(Written exercise): Word for word, transcribe the lines below and drop the pictures.

(Data shown):
──────────
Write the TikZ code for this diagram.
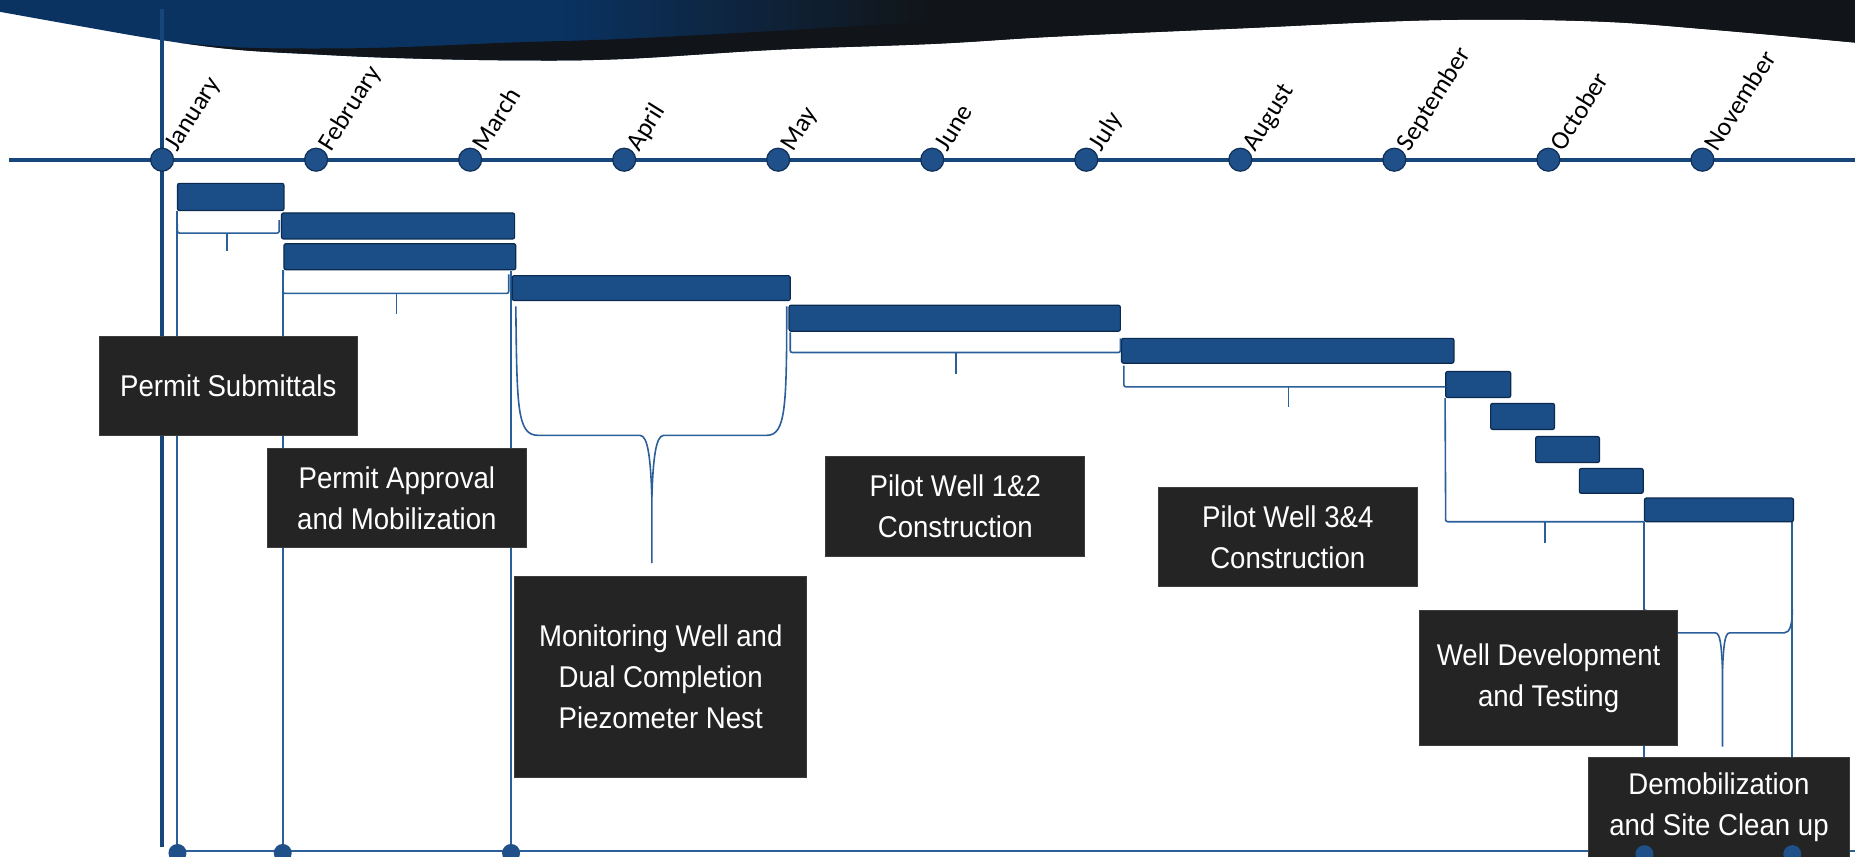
\documentclass[tikz,border=0pt]{standalone}
\usepackage{fontspec}
\usetikzlibrary{fit}
\newfontfamily\monthfam{Carlito}
\newfontfamily\boxfam[FakeStretch=0.92]{Liberation Sans}
\definecolor{navy}{HTML}{0A3362}
\definecolor{bandblack}{HTML}{111519}
\definecolor{barFill}{HTML}{1B4D86}
\definecolor{barEdge}{HTML}{0B2A50}
\definecolor{axisBlue}{HTML}{17467B}
\definecolor{connBlue}{HTML}{2B5F9A}
\definecolor{dotFill}{HTML}{1F5089}
\definecolor{dotEdge}{HTML}{0E2F58}
\definecolor{boxFill}{HTML}{242424}
\definecolor{boxEdge}{HTML}{3C3C3C}
\pgfdeclarehorizontalshading{bandshade}{100bp}{color(0bp)=(navy); color(25bp)=(navy); color(40bp)=(navy); color(50bp)=(bandblack); color(100bp)=(bandblack)}
\tikzset{
  bar/.style={draw=barEdge, fill=barFill, line width=1.2pt, rounded corners=2pt, inner sep=0pt},
  tbox/.style={fill=boxFill, draw=boxEdge, line width=0.8pt, inner sep=0pt},
  ttext/.style={text=white, font=\boxfam\fontsize{30}{41}\selectfont, align=center, inner sep=0pt},
  conn/.style={draw=connBlue, line width=1.6pt, rounded corners=2pt},
  vline/.style={draw=connBlue, line width=2pt},
  axisline/.style={draw=axisBlue, line width=4pt},
  mdot/.style={circle, fill=dotFill, draw=dotEdge, line width=1.2pt, minimum size=23pt, inner sep=0pt},
  bdot/.style={circle, fill=dotFill, minimum size=18pt, inner sep=0pt},
  mlabel/.style={font=\monthfam\fontsize{26}{30}\selectfont, rotate=58, anchor=base west, inner sep=0pt},
}
\begin{document}
\begin{tikzpicture}[x=1.18304pt, y=-1.18304pt]
\useasboundingbox (0,0) rectangle (1568,723.6);
% top band
\path[shading=bandshade] (0,0) -- plot[smooth, tension=0.6] coordinates {(0,10) (67,22) (137,34) (200,42) (267,46) (334,49) (430,51) (524,50) (657,42) (791,37) (891,31) (1048,24) (1213,17) (1346,18) (1446,25) (1568,36)} -- (1568,0) -- cycle;
\begin{scope}
\clip (0,0) -- plot[smooth, tension=0.6] coordinates {(0,10) (67,22) (137,34) (200,42) (267,46) (334,49) (430,51) (524,50) (657,42) (791,37) (891,31) (1048,24) (1213,17) (1346,18) (1446,25) (1568,36)} -- (1568,0) -- cycle;
\fill[bandblack] plot[smooth, tension=0.6] coordinates {(140,35) (200,40) (267,41) (334,40) (430,36) (524,33) (657,26) (791,18) (891,12) (1000,5) (1100,0)} -- (1568,0) -- (1568,60) -- (140,60) -- cycle;
\end{scope}
% axes
\draw[axisline] (8,135) -- (1568,135);
\draw[axisline] (137,8) -- (137,716);
% long verticals and bottom line
\draw[vline] (150,178) -- (150,720);
\draw[vline] (239,228) -- (239,720);
\draw[vline] (432,229) -- (432,720);
\draw[vline] (1390,441) -- (1390,720);
\draw[vline] (1515,441) -- (1515,720);
\draw[vline] (150,719) -- (1568,719);
% bars
\node[bar, fit={(150,155) (240,178)}] (b1) {};
\node[bar, fit={(238,180) (435,202)}] (b2) {};
\node[bar, fit={(240,206) (436,228)}] (b3) {};
\node[bar, fit={(433,233) (668,254)}] (b4) {};
\node[bar, fit={(667,258) (947,280)}] (b5) {};
\node[bar, fit={(948,286) (1229,307)}] (b6) {};
\node[bar, fit={(1222,314) (1277,336)}] (b7) {};
\node[bar, fit={(1260,341) (1314,363)}] (b8) {};
\node[bar, fit={(1298,369) (1352,391)}] (b9) {};
\node[bar, fit={(1335,396) (1389,417)}] (b10) {};
\node[bar, fit={(1390,421) (1516,441)}] (b11) {};
% brackets
\draw[conn] (b1.south west) -- (150,197) -- (236,197) -- (236,186);
\draw[conn] (192,197) -- (192,212);
\draw[conn] (b3.south west) -- (239,248) -- (430,248) -- (430,232);
\draw[conn] (335,248) -- (335,265);
\draw[conn] (668,281) -- (668,298) -- (947,298) -- (947,286);
\draw[conn] (808,298) -- (808,316);
\draw[conn] (950,309) -- (950,327) -- (1222,327);
\draw[conn] (1089,327) -- (1089,344);
\draw[conn] (b7.south west) -- (1222,441) -- (1390,441);
\draw[conn] (1306,441) -- (1306,459);
% curly braces
\draw[connBlue, line width=1.6pt] (436,259) .. controls (437,345) and (437,368) .. (455,368) -- (541,368) .. controls (548,368) and (550,390) .. (551,420) -- (551,476);
\draw[connBlue, line width=1.6pt] (551,420) .. controls (552,390) and (554,368) .. (561,368) -- (648,368) .. controls (664,368) and (665,345) .. (665,259);
\draw[connBlue, line width=1.6pt] (1391,515) .. controls (1391,530) and (1392,535) .. (1400,535) -- (1450,535) .. controls (1454,535) and (1455,545) .. (1456,565) -- (1456,631);
\draw[connBlue, line width=1.6pt] (1456,565) .. controls (1457,545) and (1458,535) .. (1462,535) -- (1508,535) .. controls (1513,535) and (1515,528) .. (1515,515);
% text boxes
\node[tbox, fit={(84,284) (302,368)}] (t1) {};
\node[ttext] (t1x) at (t1.center) {Permit Submittals};
\node[tbox, fit={(226,379) (445,463)}] (t2) {};
\node[ttext] (t2x) at (t2.center) {Permit Approval\\and Mobilization};
\node[tbox, fit={(435,487) (682,657)}] (t3) {};
\node[ttext] (t3x) at (t3.center) {Monitoring Well and\\Dual Completion\\Piezometer Nest};
\node[tbox, fit={(698,386) (917,470)}] (t4) {};
\node[ttext] (t4x) at (t4.center) {Pilot Well 1\&2\\Construction};
\node[tbox, fit={(979,412) (1198,496)}] (t5) {};
\node[ttext] (t5x) at (t5.center) {Pilot Well 3\&4\\Construction};
\node[tbox, fit={(1200,516) (1418,630)}] (t6) {};
\node[ttext] (t6x) at (t6.center) {Well Development\\and Testing};
\node[tbox, fit={(1343,640) (1563,725)}] (t7) {};
\node[ttext] (t7x) at (t7.center) {Demobilization\\and Site Clean up};
% bottom dots
\node[bdot] (d1) at (150,721) {};
\node[bdot] (d2) at (239,721) {};
\node[bdot] (d3) at (432,721) {};
\node[bdot] (d4) at (1390,722) {};
\node[bdot] (d5) at (1515,722) {};
% month dots and labels
\foreach \n/\name [count=\i from 0] in {jan/January, feb/February, mar/March, apr/April, may/May, jun/June, jul/July, aug/August, sep/September, oct/October, nov/November} {
  \node[mdot] (\n) at ({137+130.2*\i},135) {};
  \node[mlabel] (\n-l) at ({150+130.2*\i},129) {\name};
}
\end{tikzpicture}
\end{document}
──────────
(Task response):
Write the TikZ code for this diagram.
\documentclass[tikz,border=0pt]{standalone}
\usepackage{fontspec}
\usetikzlibrary{fit}
\newfontfamily\monthfam{Carlito}
\newfontfamily\boxfam[FakeStretch=0.92]{Liberation Sans}
\definecolor{navy}{HTML}{0A3362}
\definecolor{bandblack}{HTML}{111519}
\definecolor{barFill}{HTML}{1B4D86}
\definecolor{barEdge}{HTML}{0B2A50}
\definecolor{axisBlue}{HTML}{17467B}
\definecolor{connBlue}{HTML}{2B5F9A}
\definecolor{dotFill}{HTML}{1F5089}
\definecolor{dotEdge}{HTML}{0E2F58}
\definecolor{boxFill}{HTML}{242424}
\definecolor{boxEdge}{HTML}{3C3C3C}
\pgfdeclarehorizontalshading{bandshade}{100bp}{color(0bp)=(navy); color(25bp)=(navy); color(40bp)=(navy); color(50bp)=(bandblack); color(100bp)=(bandblack)}
\tikzset{
  bar/.style={draw=barEdge, fill=barFill, line width=1.2pt, rounded corners=2pt, inner sep=0pt},
  tbox/.style={fill=boxFill, draw=boxEdge, line width=0.8pt, inner sep=0pt},
  ttext/.style={text=white, font=\boxfam\fontsize{30}{41}\selectfont, align=center, inner sep=0pt},
  conn/.style={draw=connBlue, line width=1.6pt, rounded corners=2pt},
  vline/.style={draw=connBlue, line width=2pt},
  axisline/.style={draw=axisBlue, line width=4pt},
  mdot/.style={circle, fill=dotFill, draw=dotEdge, line width=1.2pt, minimum size=23pt, inner sep=0pt},
  bdot/.style={circle, fill=dotFill, minimum size=18pt, inner sep=0pt},
  mlabel/.style={font=\monthfam\fontsize{26}{30}\selectfont, rotate=58, anchor=base west, inner sep=0pt},
}
\begin{document}
\begin{tikzpicture}[x=1.18304pt, y=-1.18304pt]
\useasboundingbox (0,0) rectangle (1568,723.6);
% top band
\path[shading=bandshade] (0,0) -- plot[smooth, tension=0.6] coordinates {(0,10) (67,22) (137,34) (200,42) (267,46) (334,49) (430,51) (524,50) (657,42) (791,37) (891,31) (1048,24) (1213,17) (1346,18) (1446,25) (1568,36)} -- (1568,0) -- cycle;
\begin{scope}
\clip (0,0) -- plot[smooth, tension=0.6] coordinates {(0,10) (67,22) (137,34) (200,42) (267,46) (334,49) (430,51) (524,50) (657,42) (791,37) (891,31) (1048,24) (1213,17) (1346,18) (1446,25) (1568,36)} -- (1568,0) -- cycle;
\fill[bandblack] plot[smooth, tension=0.6] coordinates {(140,35) (200,40) (267,41) (334,40) (430,36) (524,33) (657,26) (791,18) (891,12) (1000,5) (1100,0)} -- (1568,0) -- (1568,60) -- (140,60) -- cycle;
\end{scope}
% axes
\draw[axisline] (8,135) -- (1568,135);
\draw[axisline] (137,8) -- (137,716);
% long verticals and bottom line
\draw[vline] (150,178) -- (150,720);
\draw[vline] (239,228) -- (239,720);
\draw[vline] (432,229) -- (432,720);
\draw[vline] (1390,441) -- (1390,720);
\draw[vline] (1515,441) -- (1515,720);
\draw[vline] (150,719) -- (1568,719);
% bars
\node[bar, fit={(150,155) (240,178)}] (b1) {};
\node[bar, fit={(238,180) (435,202)}] (b2) {};
\node[bar, fit={(240,206) (436,228)}] (b3) {};
\node[bar, fit={(433,233) (668,254)}] (b4) {};
\node[bar, fit={(667,258) (947,280)}] (b5) {};
\node[bar, fit={(948,286) (1229,307)}] (b6) {};
\node[bar, fit={(1222,314) (1277,336)}] (b7) {};
\node[bar, fit={(1260,341) (1314,363)}] (b8) {};
\node[bar, fit={(1298,369) (1352,391)}] (b9) {};
\node[bar, fit={(1335,396) (1389,417)}] (b10) {};
\node[bar, fit={(1390,421) (1516,441)}] (b11) {};
% brackets
\draw[conn] (b1.south west) -- (150,197) -- (236,197) -- (236,186);
\draw[conn] (192,197) -- (192,212);
\draw[conn] (b3.south west) -- (239,248) -- (430,248) -- (430,232);
\draw[conn] (335,248) -- (335,265);
\draw[conn] (668,281) -- (668,298) -- (947,298) -- (947,286);
\draw[conn] (808,298) -- (808,316);
\draw[conn] (950,309) -- (950,327) -- (1222,327);
\draw[conn] (1089,327) -- (1089,344);
\draw[conn] (b7.south west) -- (1222,441) -- (1390,441);
\draw[conn] (1306,441) -- (1306,459);
% curly braces
\draw[connBlue, line width=1.6pt] (436,259) .. controls (437,345) and (437,368) .. (455,368) -- (541,368) .. controls (548,368) and (550,390) .. (551,420) -- (551,476);
\draw[connBlue, line width=1.6pt] (551,420) .. controls (552,390) and (554,368) .. (561,368) -- (648,368) .. controls (664,368) and (665,345) .. (665,259);
\draw[connBlue, line width=1.6pt] (1391,515) .. controls (1391,530) and (1392,535) .. (1400,535) -- (1450,535) .. controls (1454,535) and (1455,545) .. (1456,565) -- (1456,631);
\draw[connBlue, line width=1.6pt] (1456,565) .. controls (1457,545) and (1458,535) .. (1462,535) -- (1508,535) .. controls (1513,535) and (1515,528) .. (1515,515);
% text boxes
\node[tbox, fit={(84,284) (302,368)}] (t1) {};
\node[ttext] (t1x) at (t1.center) {Permit Submittals};
\node[tbox, fit={(226,379) (445,463)}] (t2) {};
\node[ttext] (t2x) at (t2.center) {Permit Approval\\and Mobilization};
\node[tbox, fit={(435,487) (682,657)}] (t3) {};
\node[ttext] (t3x) at (t3.center) {Monitoring Well and\\Dual Completion\\Piezometer Nest};
\node[tbox, fit={(698,386) (917,470)}] (t4) {};
\node[ttext] (t4x) at (t4.center) {Pilot Well 1\&2\\Construction};
\node[tbox, fit={(979,412) (1198,496)}] (t5) {};
\node[ttext] (t5x) at (t5.center) {Pilot Well 3\&4\\Construction};
\node[tbox, fit={(1200,516) (1418,630)}] (t6) {};
\node[ttext] (t6x) at (t6.center) {Well Development\\and Testing};
\node[tbox, fit={(1343,640) (1563,725)}] (t7) {};
\node[ttext] (t7x) at (t7.center) {Demobilization\\and Site Clean up};
% bottom dots
\node[bdot] (d1) at (150,721) {};
\node[bdot] (d2) at (239,721) {};
\node[bdot] (d3) at (432,721) {};
\node[bdot] (d4) at (1390,722) {};
\node[bdot] (d5) at (1515,722) {};
% month dots and labels
\foreach \n/\name [count=\i from 0] in {jan/January, feb/February, mar/March, apr/April, may/May, jun/June, jul/July, aug/August, sep/September, oct/October, nov/November} {
  \node[mdot] (\n) at ({137+130.2*\i},135) {};
  \node[mlabel] (\n-l) at ({150+130.2*\i},129) {\name};
}
\end{tikzpicture}
\end{document}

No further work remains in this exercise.